4/18/2013

Indonesia Darurat Kekerasan Seksual Anak



Kasus kekerasan atau pelecehan seksual terhadap anak-anak di tanah air semakin meresahkan. Kasus kekerasan seksual ini banyak terjadi di lingkungan terdekat anak, yakni rumah dan sekolah, bahkan dilakukan oleh orang yang sedarah seperti ayah kandung atau paman. Tidak berlebihan jika kondisi ini sudah masuk status darurat nasional.
ROL

Ketua Komnas PA, Arist Merdeka Sirait, saat dihubungi Republika, Rabu (17/4), mengatakan, ancaman kekerasan seksual terhadap anak jumlahnya meningkat dari tahun ke tahun. Dalam tiga tahun terakhir, 38-43 persen kasus kekerasan seksual itu lokusnya berada di institusi pendidikan dan melibatkan guru.
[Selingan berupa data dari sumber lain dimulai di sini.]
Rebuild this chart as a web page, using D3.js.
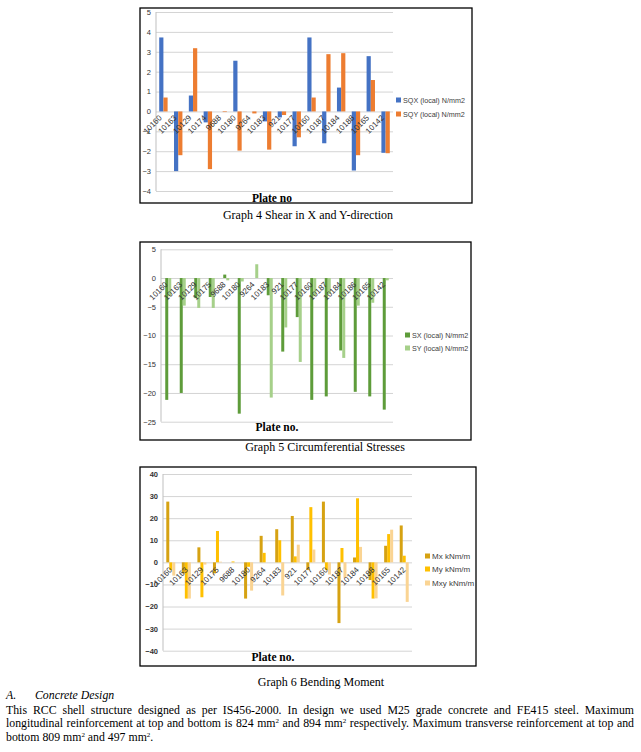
<!DOCTYPE html>
<html>
<head>
<meta charset="utf-8">
<script src="https://cdn.jsdelivr.net/npm/d3@7"></script>
<style>
  body { margin: 0; background: #fff; }
  #wrap { position: relative; width: 641px; height: 752px; overflow: hidden; }
  svg { position: absolute; left: 0; top: 0; }
  .para { position: absolute; left: 6px; width: 628px; font-family: "Liberation Serif", "Times New Roman", serif;
          font-size: 11.8px; line-height: 13px; white-space: nowrap; color: #000; }
  .just { text-align: justify; text-align-last: justify; white-space: normal; }
  sup { font-size: 7px; line-height: 0; vertical-align: 4px; }
</style>
</head>
<body>
<div id="wrap"></div>
<script>
// plate numbers along the x axis of each graph
var platesShear = ["10160", "10163", "10129", "10174", "9688", "10180", "9264", "10183", "921", "10177", "10160", "10187", "10184", "10188", "10165", "10142"];
var platesStress = ["10160", "10163", "10129", "10175", "9688", "10180", "9264", "10183", "921", "10177", "10160", "10187", "10184", "10186", "10165", "10142"];
var platesMoment = ["10160", "10163", "10129", "10175", "9688", "10180", "9264", "10183", "921", "10177", "10160", "10187", "10184", "10188", "10165", "10142"];

// graph 4 - shear
var sqx = [3.72, -3.0, 0.8, -0.55, 0, 2.55, 0, -0.5, -0.3, -1.75, 3.72, -1.6, 1.2, -2.97, 2.78, -2.08];
var sqy = [0.7, -2.2, 3.18, -2.9, -0.03, -1.97, -0.1, -1.92, -0.18, -1.3, 0.7, 2.88, 2.93, -2.2, 1.58, -2.1];

// graph 5 - circumferential stresses
var sx = [-21.2, -20, -3.5, -3.3, 0.6, -23.6, 0, -3, -12.8, -6.8, -21.2, -20.6, -12.6, -19.8, -20.6, -22.9];
var sy = [-3.1, -4.8, -5.2, -5.2, -0.4, -0.6, 2.4, -20.8, -8.6, -14.6, -3.1, -2.8, -13.9, -4.8, -4.3, -0.4];

// graph 6 - bending moment
var mx = [27.5, -5, 6.8, -5, 0, -16.4, 12, 15, 21, -3.5, 27.5, -27.5, 2.2, -8, 7.5, 16.7];
var my = [-3.5, -16.4, -15.8, 14.2, 0.4, -2, 4.3, 10, 2.7, 25, -3.5, 6.5, 29, -16.4, 12.8, 3];
var mxy = [-6, -16.4, -1, 0.3, 0, -12.8, 0, -15, 8, 5.8, -5.5, -7, 7, -16.3, 14.8, -17.9];

var ticksShear = d3.range(-4, 6, 1);
var ticksStress = d3.range(-25, 10, 5);
var ticksMoment = d3.range(-40, 50, 10);

var W = 641, H = 752;
var svg = d3.select("#wrap").append("svg").attr("width", W).attr("height", H);
svg.append("rect").attr("width", W).attr("height", H).attr("fill", "#fff");

var sans = "'Liberation Sans', Arial, sans-serif";
var serif = "'Liberation Serif', 'Times New Roman', serif";

function drawChart(cfg, idx) {
  var f = cfg.frame;
  var clipId = "clip" + idx;
  svg.append("clipPath").attr("id", clipId)
    .append("rect").attr("x", f[0]).attr("y", f[1]).attr("width", f[2] - f[0]).attr("height", f[3] - f[1]);

  var g = svg.append("g").attr("clip-path", "url(#" + clipId + ")");

  var x = d3.scaleBand().domain(d3.range(cfg.cats.length)).range([cfg.x0, cfg.x1]);
  var y = d3.scaleLinear().domain(cfg.domain).range(cfg.yRange);

  // gridlines + tick labels
  var yAxis = d3.axisLeft(y).tickValues(cfg.ticks).tickSize(-(cfg.x1 - cfg.x0)).tickPadding(5);
  var ax = g.append("g").attr("transform", "translate(" + cfg.x0 + ",0)").call(yAxis);
  ax.select(".domain").remove();
  ax.selectAll(".tick line").attr("stroke", "#d4d4d4").attr("stroke-width", 1);
  ax.selectAll(".tick text").attr("font-family", sans).attr("font-size", cfg.tickFont)
    .attr("font-weight", cfg.tickWeight || "normal").attr("fill", "#333");
  g.append("line").attr("x1", cfg.x0).attr("x2", cfg.x0)
    .attr("y1", y(cfg.domain[1])).attr("y2", y(cfg.domain[0])).attr("stroke", "#bfbfbf");

  // bars
  var n = cfg.series.length;
  var off = (x.bandwidth() - n * cfg.barW) / 2;
  cfg.series.forEach(function (s, si) {
    g.append("g").selectAll("rect").data(s.values).enter().append("rect")
      .attr("x", function (d, i) { return x(i) + off + si * cfg.barW; })
      .attr("width", cfg.barW)
      .attr("y", function (d) { return y(Math.max(0, d)); })
      .attr("height", function (d) { return Math.abs(y(d) - y(0)); })
      .attr("fill", s.color);
  });

  // category labels near zero line
  g.append("g").selectAll("text").data(cfg.cats).enter().append("text")
    .attr("transform", function (d, i) {
      return "translate(" + (x(i) + x.bandwidth() / 2 + cfg.labDx) + "," + (y(0) + cfg.labDy) + ") rotate(-45)";
    })
    .attr("text-anchor", "end").attr("dy", "0.35em")
    .attr("font-family", sans).attr("font-size", cfg.catFont).attr("fill", "#333")
    .text(function (d) { return d; });

  // legend
  cfg.series.forEach(function (s, si) {
    var ly = cfg.legendY[si];
    g.append("rect").attr("x", cfg.legendX).attr("y", ly - 2.5).attr("width", 5).attr("height", 5).attr("fill", s.color);
    g.append("text").attr("x", cfg.legendX + 7).attr("y", ly).attr("dy", "0.35em")
      .attr("font-family", sans).attr("font-size", cfg.legFont).attr("fill", "#404040").text(s.name);
  });

  // axis title
  g.append("text").attr("x", cfg.title[0]).attr("y", cfg.title[1]).attr("text-anchor", "middle")
    .attr("font-family", serif).attr("font-weight", "bold").attr("font-size", 11.5).text(cfg.titleText);

  // frame
  svg.append("rect").attr("x", f[0]).attr("y", f[1]).attr("width", f[2] - f[0]).attr("height", f[3] - f[1])
    .attr("fill", "none").attr("stroke", "#000").attr("stroke-width", 1.3);

  svg.append("text").attr("x", cfg.caption[0]).attr("y", cfg.caption[1]).attr("text-anchor", "middle")
    .attr("font-family", serif).attr("font-size", 12).text(cfg.captionText);
}

drawChart({
  frame: [140, 8, 472, 203],
  cats: platesShear, x0: 156, x1: 393,
  domain: [-4, 5], yRange: [191, 12], ticks: ticksShear,
  barW: 4.2, tickFont: 7.5, catFont: 8, legFont: 7.2,
  labDx: -3, labDy: 5,
  series: [
    { name: "SQX (local) N/mm2", color: "#4472C4", values: sqx },
    { name: "SQY (local) N/mm2", color: "#ED7D31", values: sqy }
  ],
  legendX: 396, legendY: [100, 114],
  title: [272, 202], titleText: "Plate no",
  caption: [308, 219], captionText: "Graph 4 Shear in X and Y-direction"
}, 1);

drawChart({
  frame: [140, 242, 471, 440],
  cats: platesStress, x0: 161, x1: 393,
  domain: [-25, 5], yRange: [421.7, 249.3], ticks: ticksStress,
  barW: 3, tickFont: 7.5, catFont: 8, legFont: 7.2,
  labDx: -2, labDy: 5,
  series: [
    { name: "SX (local) N/mm2", color: "#5E9C3A", values: sx },
    { name: "SY (local) N/mm2", color: "#A6D08A", values: sy }
  ],
  legendX: 405, legendY: [335, 348],
  title: [277, 431], titleText: "Plate no.",
  caption: [325, 451], captionText: "Graph 5 Circumferential Stresses"
}, 2);

drawChart({
  frame: [140, 467, 476, 666],
  cats: platesMoment, x0: 163, x1: 412,
  domain: [-40, 40], yRange: [650.7, 474], ticks: ticksMoment,
  barW: 3, tickFont: 7.5, tickWeight: "bold", catFont: 8, legFont: 8,
  labDx: 0, labDy: 6,
  series: [
    { name: "Mx kNm/m", color: "#D6A212", values: mx },
    { name: "My kNm/m", color: "#FFC000", values: my },
    { name: "Mxy kNm/m", color: "#FAD493", values: mxy }
  ],
  legendX: 425, legendY: [556, 569, 583],
  title: [273, 661], titleText: "Plate no.",
  caption: [321, 686], captionText: "Graph 6 Bending Moment"
}, 3);

// section text
var wrap = d3.select("#wrap");
wrap.append("div").attr("class", "para").style("top", "689px")
  .html('<i>A.</i><i style="position:absolute;left:29px">Concrete Design</i>');
wrap.append("div").attr("class", "para just").style("top", "704px")
  .html("This RCC shell structure designed as per IS456-2000. In design we used M25 grade concrete and FE415 steel. Maximum");
wrap.append("div").attr("class", "para just").style("top", "717px")
  .html("longitudinal reinforcement at top and bottom is 824 mm<sup>2</sup> and 894 mm<sup>2</sup> respectively. Maximum transverse reinforcement at top and");
wrap.append("div").attr("class", "para").style("top", "731px")
  .html("bottom 809 mm<sup>2</sup> and 497 mm<sup>2</sup>.");
</script>
</body>
</html>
Bukan hanya guru reguler, tapi juga guru spiritual. "Tidak berlebihan jika kondisi ini sudah masuk status darurat nasional," ujarnya.

Berdasarkan data Komnas PA, ada 2046 kasus kekerasan pada anak pada 2010 dan 42 persennya terkait pelecehan seksual. Jumlahnya meningkat pada tahun berikutnya menjadi 58 persen dari 2509 kasus. Pada 2012 tercatat ada 62 persen kasus sejenis dari total 2637 kekerasan terhadap anak. Sedangkan pada tiga bulan pertama tahun ini, Arist mengatakan ada 87 kasus kekerasan seksual pada anak dari total 127 pengaduan yang masuk ke Komnas PA (http://www.republika.co.id/berita/nasional/umum/13/04/17/mlera0-indonesia-darurat-kekerasan-seksual-anak).

Awal tahun 2013, kita sudah dikejutkan kasus tragis yang menimpa RI (11 tahun). Dia meninggal setelah sepekan kritis di RS Persahabatan. Meski dia meninggal karena radang otak, dokter memastikan ada luka lama di organ kelaminnya yang menyebabkan kerusakan karena infeksi. "Saya mendengar dari tim dokter bahwa ada luka yang bukan baru di sekitar alat vital korban, dan vaginanya rusak diduga infeksi. Mungkin inilah yang membuat korban tidak tertolong lagi," kata Arist.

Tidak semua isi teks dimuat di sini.